**Task brief**
Without the images, write out the whole listing exactly.

— Begin —

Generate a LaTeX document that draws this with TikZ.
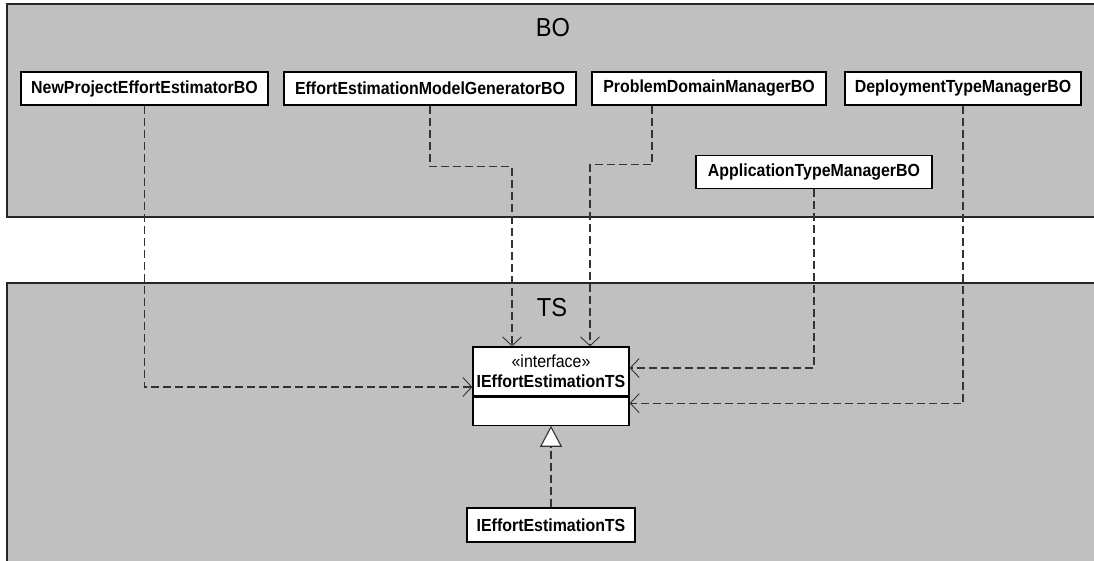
\documentclass[tikz,border=0pt]{standalone}
\usepackage{fontspec}
\setmainfont{Liberation Sans}
\newfontfamily\umlfont[FakeStretch=0.91]{Liberation Sans}
\usetikzlibrary{arrows.meta,calc}
\definecolor{pkgfill}{HTML}{C0C0C0}
\definecolor{linegray}{HTML}{333333}

\begin{document}
\begin{tikzpicture}[x=1pt,y=-1pt,
  pkg/.style={draw=black!85, line width=1.5pt, fill=pkgfill},
  pkglabel/.style={font=\umlfont\fontsize{26}{30}\selectfont, inner sep=0pt},
  cls/.style={draw=black, line width=1.2pt, fill=white, inner sep=0pt,
    font=\umlfont\fontsize{17.5}{20}\selectfont\bfseries, minimum height=33pt},
  dep/.style={draw=linegray, line width=1.1pt, dash pattern=on 8pt off 4pt,
    -{Straight Barb[length=9pt,width=19pt,line width=0.9pt]}},
  real/.style={draw=linegray, line width=1.1pt, dash pattern=on 8pt off 4pt,
    -{Triangle[open,length=21pt,width=22pt,fill=white,line width=1.1pt]}},
]
\useasboundingbox (0,0) rectangle (1094,560);
\fill[white] (0,0) rectangle (1094,560);
\clip (0,0) rectangle (1094,560);

% packages
\path[pkg] (7,4) rectangle (1110,217);
\path[pkg] (7,283) rectangle (1110,580);
\node[pkglabel] (bolbl) at (553,28) {BO};
\node[pkglabel] (tslbl) at (552,308) {TS};

% business objects
\node[cls, minimum width=247pt] (np) at (144.5,88.5) {NewProjectEffortEstimatorBO};
\node[cls, minimum width=292pt] (em) at (430,88.5) {EffortEstimationModelGeneratorBO};
\node[cls, minimum width=234pt] (pd) at (709,88.5) {ProblemDomainManagerBO};
\node[cls, minimum width=236pt] (dt) at (963,88.5) {DeploymentTypeManagerBO};
\node[cls, minimum width=236pt] (atm) at (814,172) {ApplicationTypeManagerBO};

% interface class
\node[draw=black, line width=1.2pt, fill=white, minimum width=156pt, minimum height=49pt,
  inner sep=0pt, align=center, font=\umlfont\fontsize{17.5}{20}\selectfont]
  (ifc) at (551,371.5) {«interface»\\\textbf{IEffortEstimationTS}};
\node[draw=black, line width=1.2pt, fill=white, minimum width=156pt, minimum height=28pt,
  inner sep=0pt, anchor=north] (ifcb) at (ifc.south) {};

% implementation
\node[cls, minimum width=168pt, minimum height=34pt] (impl) at (551,525) {IEffortEstimationTS};

% dependencies
\draw[dep] (np.south) |- ($(ifc.west)+(0,15.5)$);
\draw[dep] (em.south) -- ++(0,61) -| ($(ifc.north)+(-39,0)$);
\draw[dep] ($(pd.south)+(-57,0)$) -- ++(0,59) -| ($(ifc.north)+(39,0)$);
\draw[dep] (atm.south) |- ($(ifc.east)+(0,-3.5)$);
\draw[dep] (dt.south) |- ($(ifcb.east)+(0,-8)$);

% realization
\draw[real] (impl.north) -- (ifcb.south);
\end{tikzpicture}
\end{document}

— End —

**Output of the exercise**
Generate a LaTeX document that draws this with TikZ.
\documentclass[tikz,border=0pt]{standalone}
\usepackage{fontspec}
\setmainfont{Liberation Sans}
\newfontfamily\umlfont[FakeStretch=0.91]{Liberation Sans}
\usetikzlibrary{arrows.meta,calc}
\definecolor{pkgfill}{HTML}{C0C0C0}
\definecolor{linegray}{HTML}{333333}

\begin{document}
\begin{tikzpicture}[x=1pt,y=-1pt,
  pkg/.style={draw=black!85, line width=1.5pt, fill=pkgfill},
  pkglabel/.style={font=\umlfont\fontsize{26}{30}\selectfont, inner sep=0pt},
  cls/.style={draw=black, line width=1.2pt, fill=white, inner sep=0pt,
    font=\umlfont\fontsize{17.5}{20}\selectfont\bfseries, minimum height=33pt},
  dep/.style={draw=linegray, line width=1.1pt, dash pattern=on 8pt off 4pt,
    -{Straight Barb[length=9pt,width=19pt,line width=0.9pt]}},
  real/.style={draw=linegray, line width=1.1pt, dash pattern=on 8pt off 4pt,
    -{Triangle[open,length=21pt,width=22pt,fill=white,line width=1.1pt]}},
]
\useasboundingbox (0,0) rectangle (1094,560);
\fill[white] (0,0) rectangle (1094,560);
\clip (0,0) rectangle (1094,560);

% packages
\path[pkg] (7,4) rectangle (1110,217);
\path[pkg] (7,283) rectangle (1110,580);
\node[pkglabel] (bolbl) at (553,28) {BO};
\node[pkglabel] (tslbl) at (552,308) {TS};

% business objects
\node[cls, minimum width=247pt] (np) at (144.5,88.5) {NewProjectEffortEstimatorBO};
\node[cls, minimum width=292pt] (em) at (430,88.5) {EffortEstimationModelGeneratorBO};
\node[cls, minimum width=234pt] (pd) at (709,88.5) {ProblemDomainManagerBO};
\node[cls, minimum width=236pt] (dt) at (963,88.5) {DeploymentTypeManagerBO};
\node[cls, minimum width=236pt] (atm) at (814,172) {ApplicationTypeManagerBO};

% interface class
\node[draw=black, line width=1.2pt, fill=white, minimum width=156pt, minimum height=49pt,
  inner sep=0pt, align=center, font=\umlfont\fontsize{17.5}{20}\selectfont]
  (ifc) at (551,371.5) {«interface»\\\textbf{IEffortEstimationTS}};
\node[draw=black, line width=1.2pt, fill=white, minimum width=156pt, minimum height=28pt,
  inner sep=0pt, anchor=north] (ifcb) at (ifc.south) {};

% implementation
\node[cls, minimum width=168pt, minimum height=34pt] (impl) at (551,525) {IEffortEstimationTS};

% dependencies
\draw[dep] (np.south) |- ($(ifc.west)+(0,15.5)$);
\draw[dep] (em.south) -- ++(0,61) -| ($(ifc.north)+(-39,0)$);
\draw[dep] ($(pd.south)+(-57,0)$) -- ++(0,59) -| ($(ifc.north)+(39,0)$);
\draw[dep] (atm.south) |- ($(ifc.east)+(0,-3.5)$);
\draw[dep] (dt.south) |- ($(ifcb.east)+(0,-8)$);

% realization
\draw[real] (impl.north) -- (ifcb.south);
\end{tikzpicture}
\end{document}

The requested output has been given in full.